The face of a tired but determined educator.
I think a lot about my students, especially these days. I think a lot about their well-being, their safety, if they ate enough that day, if they got enough sleep. I think about their jobs, and their cars, and their families, their responsibilities. I try to remember being a student myself, with the weight of the world on my shoulders.
I think about their safety a lot more these days.
When I started teaching, I made it an unconscious habit, a terrible game if you will, to figure out escape routes from each of my classrooms. I still play occasionally, more often than occasionally. I know the best ways to keep doors sealed, or ways to hide or run without being seen on my side of campus. I've thought about these things a hundred million times.
I'm a teacher in the USA. This is life.
But now, I have additional concerns. I work at a HSI, a Hispanic Serving Institute. We are in the heart of Southern California, where the presence of agents has only increased as the weeks go on. LA has been fighting back for months, and pockets of resistance continue to pop up around LA and OC and the IE.
Last year, our department chair told us what to do if agents DO show up to our classrooms. No other information was given by the school. No trainings, no certificates, not even an active conversation.
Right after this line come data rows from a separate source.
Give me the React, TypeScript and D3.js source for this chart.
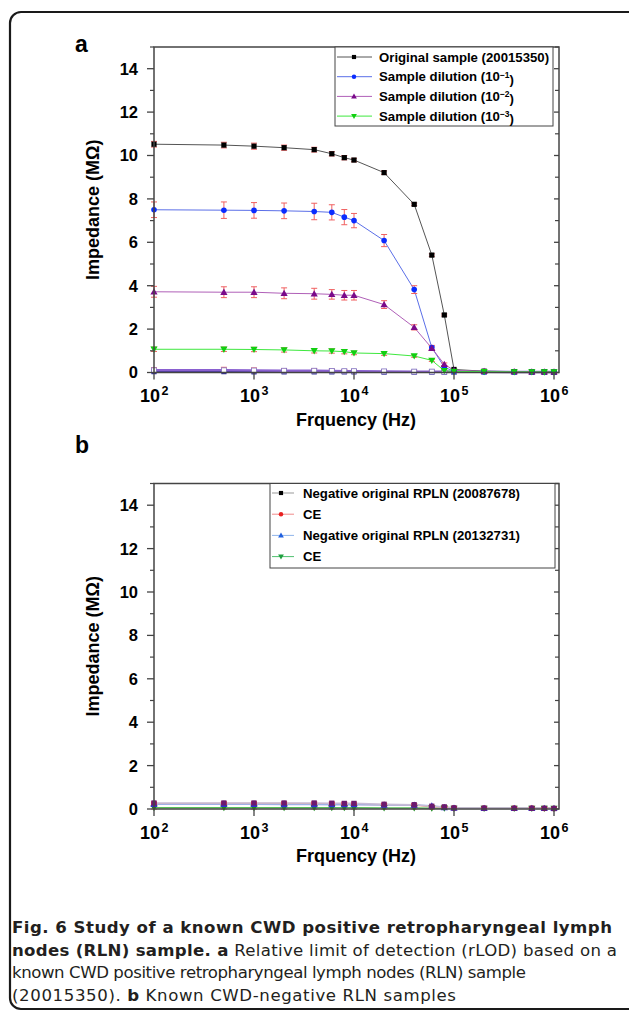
import React, { useLayoutEffect, useRef, useState } from "react";
import * as d3 from "d3";

const freqs = [100, 500, 1000, 2000, 4000, 6000, 8000, 10000, 20000, 40000, 60000, 80000, 100000, 200000, 400000, 600000, 800000, 1000000];

// Panel a
const original = [10.52, 10.48, 10.43, 10.36, 10.27, 10.08, 9.9, 9.79, 9.21, 7.75, 5.41, 2.65, 0.14, 0.06, 0.04, 0.03, 0.03, 0.02];
const originalErr = [0.13, 0.13, 0.14, 0.12, 0.11, 0.1, 0.1, 0.08, 0.08, 0.06, 0.06, 0.05, 0.03, 0.02, 0.02, 0.02, 0.02, 0.02];
const dilution1 = [7.5, 7.48, 7.47, 7.45, 7.42, 7.38, 7.16, 7.0, 6.08, 3.82, 1.15, 0.25, 0.05, 0.03, 0.02, 0.02, 0.02, 0.02];
const dilution1Err = [0.36, 0.38, 0.36, 0.36, 0.38, 0.35, 0.35, 0.33, 0.28, 0.18, 0.1, 0.05, 0.02, 0.02, 0.02, 0.02, 0.02, 0.02];
const dilution2 = [3.72, 3.7, 3.7, 3.65, 3.63, 3.6, 3.56, 3.56, 3.13, 2.08, 1.12, 0.38, 0.1, 0.05, 0.04, 0.03, 0.03, 0.03];
const dilution2Err = [0.25, 0.25, 0.25, 0.25, 0.25, 0.22, 0.22, 0.22, 0.18, 0.12, 0.1, 0.06, 0.03, 0.02, 0.02, 0.02, 0.02, 0.02];
const dilution3 = [1.07, 1.07, 1.06, 1.04, 1.0, 0.99, 0.96, 0.9, 0.87, 0.76, 0.56, 0.08, 0.05, 0.04, 0.03, 0.03, 0.02, 0.02];
const dilution3Err = [0.1, 0.1, 0.1, 0.1, 0.1, 0.1, 0.1, 0.08, 0.08, 0.06, 0.05, 0.03, 0.02, 0.02, 0.02, 0.02, 0.02, 0.02];
const controlA = [0.1, 0.1, 0.09, 0.08, 0.08, 0.07, 0.06, 0.06, 0.05, 0.04, 0.04, 0.03, 0.03, 0.03, 0.02, 0.02, 0.02, 0.02];
const controlAErr = [0.12, 0.14, 0.12, 0.1, 0.1, 0.08, 0.08, 0.08, 0.06, 0.05, 0.05, 0.04, 0.03, 0.03, 0.02, 0.02, 0.02, 0.02];
const controlB = [0.04, 0.04, 0.03, 0.03, 0.03, 0.03, 0.03, 0.03, 0.02, 0.02, 0.02, 0.02, 0.02, 0.02, 0.02, 0.02, 0.02, 0.02];

// Panel b
const negative1 = [0.28, 0.28, 0.28, 0.28, 0.28, 0.27, 0.26, 0.26, 0.22, 0.2, 0.13, 0.1, 0.05, 0.04, 0.03, 0.03, 0.03, 0.02];
const ce1 = [0.24, 0.25, 0.25, 0.25, 0.24, 0.24, 0.23, 0.22, 0.2, 0.18, 0.1, 0.08, 0.05, 0.04, 0.04, 0.04, 0.03, 0.03];
const negative2 = [0.22, 0.22, 0.22, 0.21, 0.21, 0.2, 0.2, 0.2, 0.18, 0.18, 0.15, 0.07, 0.04, 0.03, 0.03, 0.03, 0.03, 0.03];
const ce2 = [0.06, 0.06, 0.06, 0.06, 0.06, 0.06, 0.06, 0.06, 0.05, 0.05, 0.04, 0.04, 0.03, 0.03, 0.03, 0.03, 0.03, 0.03];
const smallErr = [0.06, 0.06, 0.06, 0.06, 0.06, 0.06, 0.06, 0.06, 0.05, 0.05, 0.04, 0.04, 0.03, 0.03, 0.03, 0.03, 0.03, 0.03];

const yTicks = [0, 2, 4, 6, 8, 10, 12, 14];
const yMinor = [1, 3, 5, 7, 9, 11, 13, 15];
const xTickExps = [2, 3, 4, 5, 6];

const legendA = ["Original sample (20015350)", "Sample dilution (10", "Sample dilution (10", "Sample dilution (10"];
const legendAExp = ["", "−1", "−2", "−3"];
const legendB = ["Negative original RPLN (20087678)", "CE", "Negative original RPLN (20132731)", "CE"];

type Series = {
  values: number[];
  err?: number[];
  line: string;
  marker: string;
  shape: "square" | "circle" | "tri" | "dtri" | "open";
  lw?: number;
};

const FONT = "'Liberation Sans', Arial, Helvetica, sans-serif";
const AXIS = "#444";
const ERR = "#f06060";

function Marker({ x, y, shape, color, s = 1 }: { x: number; y: number; shape: string; color: string; s?: number }) {
  if (shape === "square") return <rect x={x - 2.6 * s} y={y - 2.6 * s} width={5.2 * s} height={5.2 * s} fill={color} />;
  if (shape === "open") return <rect x={x - 2.5} y={y - 2.5} width={5} height={5} fill="#fff" stroke="#8070c0" strokeWidth={0.8} />;
  if (shape === "circle") return <circle cx={x} cy={y} r={2.8 * s} fill={color} />;
  if (shape === "tri") {
    const r = 3.6 * s;
    return <path d={`M${x},${y - r}L${x + r},${y + r * 0.75}L${x - r},${y + r * 0.75}Z`} fill={color} />;
  }
  const r = 3.6 * s;
  return <path d={`M${x},${y + r}L${x + r},${y - r * 0.75}L${x - r},${y - r * 0.75}Z`} fill={color} />;
}

function Panel({ top, series, legend }: { top: number; series: Series[]; legend: React.ReactNode }) {
  const left = 154;
  const right = 559;
  const bottom = top + 325.5;
  const x = d3.scaleLog().domain([100, 1e6]).range([left, 554]);
  const y = d3.scaleLinear().domain([0, 15]).range([bottom, top]);
  const line = d3
    .line<number>()
    .x((_, i) => x(freqs[i]))
    .y((v) => y(v));
  return (
    <g>
      {series.map((s, k) => (
        <path key={"l" + k} d={line(s.values) || ""} fill="none" stroke={s.line} strokeWidth={s.lw ?? 1} />
      ))}
      {series.map((s, k) =>
        s.err ? (
          <g key={"e" + k}>
            {s.values.map((v, i) => {
              const cx = x(freqs[i]);
              const y1 = y(v + s.err![i]);
              const y2 = y(Math.max(0, v - s.err![i]));
              return (
                <g key={i} stroke={ERR} strokeWidth={1}>
                  <line x1={cx} x2={cx} y1={y1} y2={y2} />
                  <line x1={cx - 3} x2={cx + 3} y1={y1} y2={y1} />
                  <line x1={cx - 3} x2={cx + 3} y1={y2} y2={y2} />
                </g>
              );
            })}
          </g>
        ) : null
      )}
      {series.map((s, k) => (
        <g key={"m" + k}>
          {s.values.map((v, i) => (
            <Marker key={i} x={x(freqs[i])} y={y(v)} shape={s.shape} color={s.marker} />
          ))}
        </g>
      ))}
      <rect x={left} y={top} width={right - left} height={bottom - top} fill="none" stroke={AXIS} strokeWidth={1.5} />
      {yTicks.map((t) => (
        <g key={"yt" + t}>
          <line x1={left - 7} x2={left} y1={y(t)} y2={y(t)} stroke={AXIS} strokeWidth={1.3} />
          <line x1={right - 5} x2={right} y1={y(t)} y2={y(t)} stroke={AXIS} strokeWidth={1.3} />
          <text x={left - 16} y={y(t)} dy="0.36em" textAnchor="end" fontFamily={FONT} fontWeight="bold" fontSize={16.5}>
            {t}
          </text>
        </g>
      ))}
      {yMinor.map((t) => (
        <g key={"ym" + t}>
          <line x1={left - 4} x2={left} y1={y(t)} y2={y(t)} stroke={AXIS} strokeWidth={1.2} />
          <line x1={right - 4} x2={right} y1={y(t)} y2={y(t)} stroke={AXIS} strokeWidth={1.2} />
        </g>
      ))}
      {xTickExps.map((e) => {
        const px = x(Math.pow(10, e));
        return (
          <g key={"xt" + e}>
            <line x1={px} x2={px} y1={bottom} y2={bottom + 7} stroke={AXIS} strokeWidth={1.3} />
            <text x={px - 4} y={bottom + 29.5} textAnchor="middle" fontFamily={FONT} fontWeight="bold" fontSize={18}>
              10
            </text>
            <text x={px + 11} y={bottom + 22.5} textAnchor="middle" fontFamily={FONT} fontWeight="bold" fontSize={12.5}>
              {e}
            </text>
          </g>
        );
      })}
      <text x={356} y={bottom + 53} textAnchor="middle" fontFamily={FONT} fontWeight="bold" fontSize={18}>
        Frquency (Hz)
      </text>
      <text
        transform={`translate(99,${(top + bottom) / 2}) rotate(-90)`}
        textAnchor="middle"
        fontFamily={FONT}
        fontWeight="bold"
        fontSize={18}
      >
        Impedance (MΩ)
      </text>
      {legend}
    </g>
  );
}

export default function App() {
  const topA = 47;
  const topB = 483.5;
  const [capFs, setCapFs] = useState(15);
  const [fitted, setFitted] = useState(false);
  const l1 = useRef<SVGTextElement>(null);
  const l3 = useRef<SVGTextElement>(null);
  useLayoutEffect(() => {
    if (fitted || !l1.current || !l3.current) return;
    const n1 = l1.current.getComputedTextLength();
    const n3 = l3.current.getComputedTextLength();
    if (n1 > 0 && n3 > 0) {
      const f1 = (capFs * 600) / n1;
      const f3 = (capFs * 514) / n3;
      setCapFs(Math.min(17.5, (f1 + f3) / 2));
    }
    setFitted(true);
  }, [fitted, capFs]);

  const seriesA: Series[] = [
    { values: controlB, line: "#202090", marker: "#202090", shape: "square", lw: 2 },
    { values: controlA, err: controlAErr, line: "#8a60d0", marker: "#fff", shape: "open", lw: 2.5 },
    { values: original, err: originalErr, line: "#555", marker: "#000", shape: "square" },
    { values: dilution1, err: dilution1Err, line: "#5b6fe8", marker: "#0a2cff", shape: "circle" },
    { values: dilution2, err: dilution2Err, line: "#b060b8", marker: "#7a0a8a", shape: "tri" },
    { values: dilution3, err: dilution3Err, line: "#3ee83e", marker: "#10d010", shape: "dtri" },
  ];
  const seriesB: Series[] = [
    { values: ce2, err: smallErr, line: "#58c058", marker: "#178a17", shape: "dtri", lw: 1.5 },
    { values: ce1, err: smallErr, line: "#f0a070", marker: "#e8202a", shape: "circle", lw: 1.5 },
    { values: negative2, line: "#a0b0e8", marker: "#3030d0", shape: "tri", lw: 1.5 },
    { values: negative1, err: smallErr, line: "#c8bcd8", marker: "#6a1a70", shape: "square", lw: 1.5 },
  ];
  const legACol = [
    { line: "#555", marker: "#000", shape: "square" },
    { line: "#5b6fe8", marker: "#0a2cff", shape: "circle" },
    { line: "#b060b8", marker: "#7a0a8a", shape: "tri" },
    { line: "#3ee83e", marker: "#10d010", shape: "dtri" },
  ];
  const legBCol = [
    { line: "#999", marker: "#000", shape: "square" },
    { line: "#f08a8a", marker: "#e82020", shape: "circle" },
    { line: "#90b4ea", marker: "#2060e0", shape: "tri" },
    { line: "#50c070", marker: "#20a040", shape: "dtri" },
  ];
  const legendANode = (
    <g>
      <rect x={335} y={topA} width={218} height={79} fill="#fff" stroke={AXIS} strokeWidth={1} />
      {legendA.map((t, i) => {
        const ly = topA + 10 + i * 19.7;
        return (
          <g key={i}>
            <line x1={337} x2={372} y1={ly} y2={ly} stroke={legACol[i].line} strokeWidth={1} />
            <Marker x={354} y={ly} shape={legACol[i].shape} color={legACol[i].marker} s={0.8} />
            <text x={379} y={ly} dy="0.36em" fontFamily={FONT} fontWeight="bold" fontSize={13.2}>
              {t}
              {legendAExp[i] ? (
                <>
                  <tspan dy="-0.45em" fontSize={8.5}>
                    {legendAExp[i]}
                  </tspan>
                  <tspan dy="0.45em">)</tspan>
                </>
              ) : null}
            </text>
          </g>
        );
      })}
    </g>
  );
  const legendBNode = (
    <g>
      <rect x={270} y={topB} width={285} height={84.5} fill="#fff" stroke={AXIS} strokeWidth={1} />
      {legendB.map((t, i) => {
        const ly = topB + 9.5 + i * 21.2;
        return (
          <g key={i}>
            <line x1={272} x2={294} y1={ly} y2={ly} stroke={legBCol[i].line} strokeWidth={1} />
            <Marker x={281} y={ly} shape={legBCol[i].shape} color={legBCol[i].marker} s={0.8} />
            <text x={303} y={ly} dy="0.36em" fontFamily={FONT} fontWeight="bold" fontSize={13.2}>
              {t}
            </text>
          </g>
        );
      })}
    </g>
  );
  const CAP = "'DejaVu Sans', 'Open Sans', sans-serif";
  const tl = (n: number) => (fitted ? n : undefined);
  return (
    <svg
      width={629}
      height={1012}
      style={{ position: "absolute", left: 0, top: 0, background: "#fff" }}
      xmlns="http://www.w3.org/2000/svg"
    >
      <rect x={10} y={12} width={660} height={997} rx={11} fill="#fff" stroke="#1a1a1a" strokeWidth={2.2} />
      <text x={75} y={52} fontFamily={FONT} fontWeight="bold" fontSize={23}>
        a
      </text>
      <text x={75} y={453} fontFamily={FONT} fontWeight="bold" fontSize={23}>
        b
      </text>
      <Panel top={topA} series={seriesA} legend={legendANode} />
      <Panel top={topB} series={seriesB} legend={legendBNode} />
      <g fontFamily={CAP} fontSize={capFs} fill="#231f20">
        <text ref={l1} x={12} y={933} fontWeight="bold" textLength={tl(600)} lengthAdjust="spacing">
          Fig. 6 Study of a known CWD positive retropharyngeal lymph
        </text>
        <text x={12} y={955.5} textLength={tl(605)} lengthAdjust="spacing">
          <tspan fontWeight="bold">nodes (RLN) sample. a</tspan> Relative limit of detection (rLOD) based on a
        </text>
        <text ref={l3} x={12} y={978} textLength={tl(514)} lengthAdjust="spacing">
          known CWD positive retropharyngeal lymph nodes (RLN) sample
        </text>
        <text x={12} y={1000.5} textLength={tl(444)} lengthAdjust="spacing">
          (20015350). <tspan fontWeight="bold">b</tspan> Known CWD-negative RLN samples
        </text>
      </g>
    </svg>
  );
}
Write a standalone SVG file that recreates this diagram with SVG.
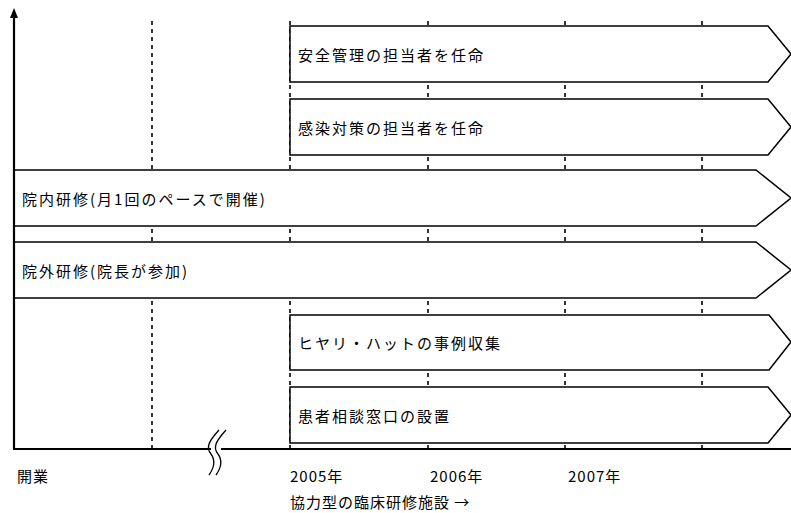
<svg xmlns="http://www.w3.org/2000/svg" width="791" height="513" viewBox="0 0 791 513">
<defs>
<style>
.grid{stroke:#000;stroke-width:1.6;stroke-dasharray:4 4;fill:none}
.box{fill:#fff;stroke:#000;stroke-width:1.5}
.axis{stroke:#000;stroke-width:2.2;fill:none}
.t{font-family:"Noto Sans CJK JP","Noto Sans CJK SC",sans-serif;font-size:15px;letter-spacing:2px;fill:#000;dominant-baseline:central}
.lbl{font-family:"Noto Sans CJK JP","Noto Sans CJK SC",sans-serif;font-size:15px;letter-spacing:1px;fill:#000;dominant-baseline:central}
</style>
<marker id="ah" viewBox="0 0 10 8" refX="0" refY="4" markerWidth="10" markerHeight="8" orient="auto" markerUnits="userSpaceOnUse">
<path d="M0,0 L10,4 L0,8 Z" fill="#000"/>
</marker>
</defs>
<rect width="791" height="513" fill="#fff"/>
<g id="gridlines">
<line class="grid" x1="152" y1="21" x2="152" y2="449"/>
<line class="grid" x1="290" y1="21" x2="290" y2="449"/>
<line class="grid" x1="428" y1="21" x2="428" y2="449"/>
<line class="grid" x1="565" y1="21" x2="565" y2="449"/>
<line class="grid" x1="702" y1="21" x2="702" y2="449"/>
</g>
<g id="node-anzen">
<polygon class="box" points="290,26 768,26 791,54 768,82 290,82"/>
<text class="t" x="298" y="54">安全管理の担当者を任命</text>
</g>
<g id="node-kansen">
<polygon class="box" points="290,99 768,99 791,127 768,155 290,155"/>
<text class="t" x="298" y="127">感染対策の担当者を任命</text>
</g>
<g id="node-innai">
<polygon class="box" points="14,170 756,170 791,198 756,226 14,226"/>
<text class="t" x="22" y="198">院内研修(月1回のペースで開催)</text>
</g>
<g id="node-ingai">
<polygon class="box" points="14,242 756,242 791,270 756,298 14,298"/>
<text class="t" x="22" y="270">院外研修(院長が参加)</text>
</g>
<g id="node-hiyari">
<polygon class="box" points="290,315 769,315 791,342 769,370 290,370"/>
<text class="t" x="298" y="342">ヒヤリ・ハットの事例収集</text>
</g>
<g id="node-kanja">
<polygon class="box" points="290,387 768,387 791,415 768,443 290,443"/>
<text class="t" x="298" y="415">患者相談窓口の設置</text>
</g>
<g id="connectors">
<line class="axis" x1="14" y1="449" x2="14" y2="18" marker-end="url(#ah)"/>
<line class="axis" x1="13" y1="449" x2="791" y2="449"/>
<rect x="211" y="444" width="10" height="10" fill="#fff"/>
<path d="M219,430 C210,440 205,447 211,454 C216,461 214,468 209,475" fill="none" stroke="#000" stroke-width="1.3"/>
<path d="M226,430 C217,440 212,447 218,454 C223,461 221,468 216,475" fill="none" stroke="#000" stroke-width="1.3"/>
</g>
<g id="labels">
<text class="lbl" x="17" y="475">開業</text>
<text class="lbl" x="290" y="475">2005年</text>
<text class="lbl" x="430" y="475">2006年</text>
<text class="lbl" x="568" y="475">2007年</text>
<text class="lbl" x="290" y="501">協力型の臨床研修施設 →</text>
</g>
</svg>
And now, a year later, I no longer think that procedure is even sufficient.
I wonder what I would do if I see them. I wonder what I WILL do when I see them. Because it's no longer a matter of IF but WHEN.
Two days ago, a fellow instructor revealed they had a student who witnessed their father being taken that morning.
I am terrified. I am determined. I am enraged.
I will cancel classes. I will alert my department. I will help my students get home safely.
And because of that, I will have a target on my back. I may get in trouble. I may lose my job.
I may lose my life.
But at the end of the day, this is my community. I put my students before myself. I shouldn't have to. I shouldn't need to think of escape routes. I shouldn't need to think that if a student vanishes, that they've been agented away. I shouldn't need to think about how I'd put myself on the line to protect them.
But here we are.
I am not complaining. But I am calling into question the way in which this country operates. It is a system of fear, of anxiety, of always looking over your shoulder.
It doesn't have to be.
And when it comes down to it, if I can teach my students that idea, that concept, that TRUTH, then one day hopefully soon, it won't have to be.